WHAT YOU SHOULD DO>
Output every line of the material exactly, omitting images.

EXTRACTED DATA>

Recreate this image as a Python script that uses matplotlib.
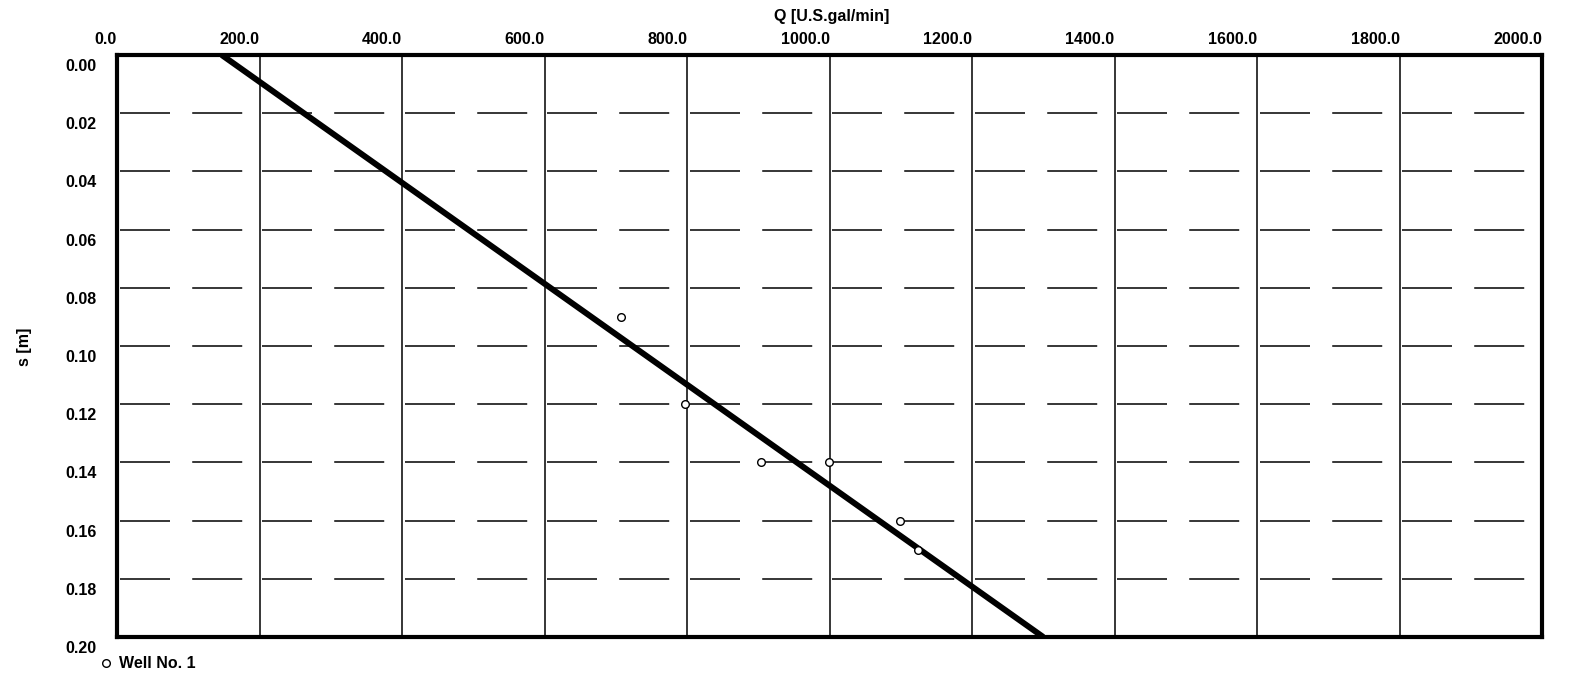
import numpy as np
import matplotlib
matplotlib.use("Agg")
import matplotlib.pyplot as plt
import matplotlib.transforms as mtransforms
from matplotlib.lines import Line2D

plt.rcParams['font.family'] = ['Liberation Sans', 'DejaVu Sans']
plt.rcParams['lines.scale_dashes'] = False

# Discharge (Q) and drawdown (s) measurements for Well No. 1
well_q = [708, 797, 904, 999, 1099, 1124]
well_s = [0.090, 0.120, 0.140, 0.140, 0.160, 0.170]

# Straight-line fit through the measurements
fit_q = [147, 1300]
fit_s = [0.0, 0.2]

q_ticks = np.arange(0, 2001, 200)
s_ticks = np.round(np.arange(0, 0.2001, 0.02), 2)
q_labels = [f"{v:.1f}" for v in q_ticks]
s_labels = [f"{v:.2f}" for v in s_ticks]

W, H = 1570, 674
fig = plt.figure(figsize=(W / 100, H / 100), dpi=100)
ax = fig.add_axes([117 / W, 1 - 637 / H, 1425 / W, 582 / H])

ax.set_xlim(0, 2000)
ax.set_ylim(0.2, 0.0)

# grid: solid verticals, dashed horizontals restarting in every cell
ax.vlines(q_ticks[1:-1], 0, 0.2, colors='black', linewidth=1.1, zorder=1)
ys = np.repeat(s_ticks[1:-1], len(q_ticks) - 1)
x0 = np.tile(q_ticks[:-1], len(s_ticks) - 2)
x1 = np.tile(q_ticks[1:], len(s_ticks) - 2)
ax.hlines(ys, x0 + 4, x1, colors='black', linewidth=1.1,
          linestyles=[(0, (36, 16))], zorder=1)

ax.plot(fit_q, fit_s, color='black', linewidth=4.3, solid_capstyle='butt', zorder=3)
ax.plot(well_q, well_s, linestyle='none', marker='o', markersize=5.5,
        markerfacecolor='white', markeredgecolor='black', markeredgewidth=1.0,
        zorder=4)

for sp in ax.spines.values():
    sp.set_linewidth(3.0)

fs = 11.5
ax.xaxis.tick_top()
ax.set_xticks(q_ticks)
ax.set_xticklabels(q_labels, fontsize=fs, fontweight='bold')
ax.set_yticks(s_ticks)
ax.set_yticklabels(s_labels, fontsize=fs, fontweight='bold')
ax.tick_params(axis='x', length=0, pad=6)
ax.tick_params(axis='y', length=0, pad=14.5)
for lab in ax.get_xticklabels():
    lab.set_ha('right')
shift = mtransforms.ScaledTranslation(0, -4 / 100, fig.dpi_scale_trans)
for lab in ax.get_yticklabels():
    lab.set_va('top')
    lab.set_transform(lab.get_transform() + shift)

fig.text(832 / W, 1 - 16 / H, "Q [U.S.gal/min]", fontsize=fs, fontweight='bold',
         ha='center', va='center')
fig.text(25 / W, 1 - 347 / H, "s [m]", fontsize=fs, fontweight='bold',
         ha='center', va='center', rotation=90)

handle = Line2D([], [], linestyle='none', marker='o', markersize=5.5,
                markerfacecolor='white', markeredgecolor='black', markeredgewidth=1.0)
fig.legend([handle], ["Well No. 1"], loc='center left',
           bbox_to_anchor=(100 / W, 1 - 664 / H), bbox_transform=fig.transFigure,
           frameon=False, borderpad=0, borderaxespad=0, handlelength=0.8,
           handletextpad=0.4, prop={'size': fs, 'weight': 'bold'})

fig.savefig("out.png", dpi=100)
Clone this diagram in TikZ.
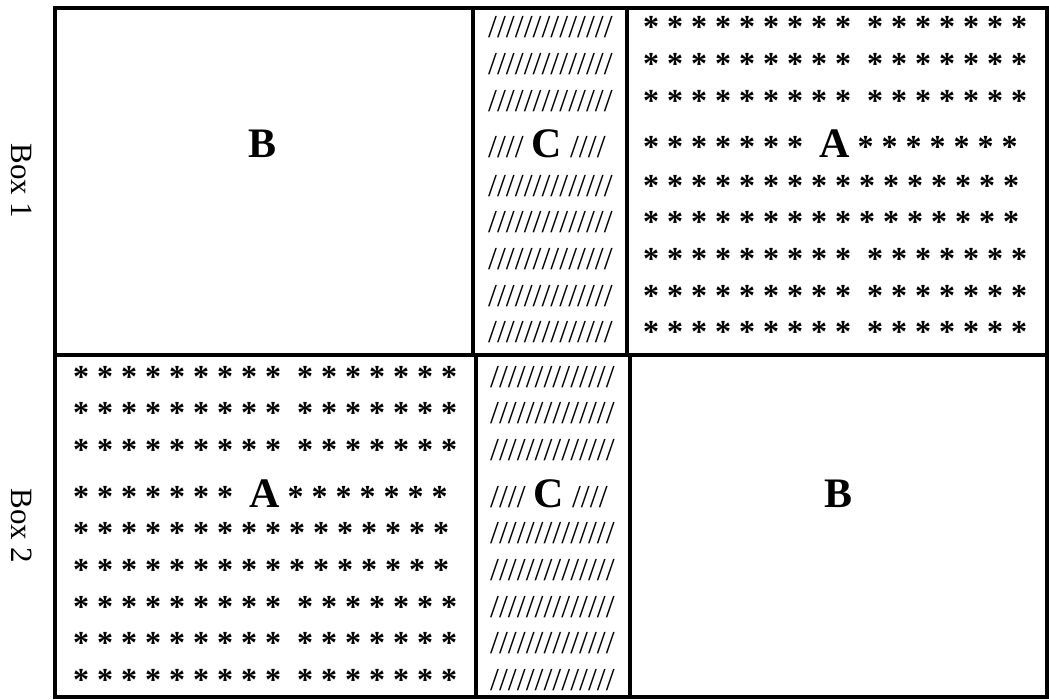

EXERCISE OUTPUT>
Recreate this image as a Python script that uses matplotlib.
import numpy as np
import matplotlib
matplotlib.use("Agg")
import matplotlib.pyplot as plt
import matplotlib.transforms as mtransforms
from matplotlib.lines import Line2D

plt.rcParams['font.family'] = ['Liberation Sans', 'DejaVu Sans']
plt.rcParams['lines.scale_dashes'] = False

# Discharge (Q) and drawdown (s) measurements for Well No. 1
well_q = [708, 797, 904, 999, 1099, 1124]
well_s = [0.090, 0.120, 0.140, 0.140, 0.160, 0.170]

# Straight-line fit through the measurements
fit_q = [147, 1300]
fit_s = [0.0, 0.2]

q_ticks = np.arange(0, 2001, 200)
s_ticks = np.round(np.arange(0, 0.2001, 0.02), 2)
q_labels = [f"{v:.1f}" for v in q_ticks]
s_labels = [f"{v:.2f}" for v in s_ticks]

W, H = 1570, 674
fig = plt.figure(figsize=(W / 100, H / 100), dpi=100)
ax = fig.add_axes([117 / W, 1 - 637 / H, 1425 / W, 582 / H])

ax.set_xlim(0, 2000)
ax.set_ylim(0.2, 0.0)

# grid: solid verticals, dashed horizontals restarting in every cell
ax.vlines(q_ticks[1:-1], 0, 0.2, colors='black', linewidth=1.1, zorder=1)
ys = np.repeat(s_ticks[1:-1], len(q_ticks) - 1)
x0 = np.tile(q_ticks[:-1], len(s_ticks) - 2)
x1 = np.tile(q_ticks[1:], len(s_ticks) - 2)
ax.hlines(ys, x0 + 4, x1, colors='black', linewidth=1.1,
          linestyles=[(0, (36, 16))], zorder=1)

ax.plot(fit_q, fit_s, color='black', linewidth=4.3, solid_capstyle='butt', zorder=3)
ax.plot(well_q, well_s, linestyle='none', marker='o', markersize=5.5,
        markerfacecolor='white', markeredgecolor='black', markeredgewidth=1.0,
        zorder=4)

for sp in ax.spines.values():
    sp.set_linewidth(3.0)

fs = 11.5
ax.xaxis.tick_top()
ax.set_xticks(q_ticks)
ax.set_xticklabels(q_labels, fontsize=fs, fontweight='bold')
ax.set_yticks(s_ticks)
ax.set_yticklabels(s_labels, fontsize=fs, fontweight='bold')
ax.tick_params(axis='x', length=0, pad=6)
ax.tick_params(axis='y', length=0, pad=14.5)
for lab in ax.get_xticklabels():
    lab.set_ha('right')
shift = mtransforms.ScaledTranslation(0, -4 / 100, fig.dpi_scale_trans)
for lab in ax.get_yticklabels():
    lab.set_va('top')
    lab.set_transform(lab.get_transform() + shift)

fig.text(832 / W, 1 - 16 / H, "Q [U.S.gal/min]", fontsize=fs, fontweight='bold',
         ha='center', va='center')
fig.text(25 / W, 1 - 347 / H, "s [m]", fontsize=fs, fontweight='bold',
         ha='center', va='center', rotation=90)

handle = Line2D([], [], linestyle='none', marker='o', markersize=5.5,
                markerfacecolor='white', markeredgecolor='black', markeredgewidth=1.0)
fig.legend([handle], ["Well No. 1"], loc='center left',
           bbox_to_anchor=(100 / W, 1 - 664 / H), bbox_transform=fig.transFigure,
           frameon=False, borderpad=0, borderaxespad=0, handlelength=0.8,
           handletextpad=0.4, prop={'size': fs, 'weight': 'bold'})

fig.savefig("out.png", dpi=100)
Clone this diagram in TikZ.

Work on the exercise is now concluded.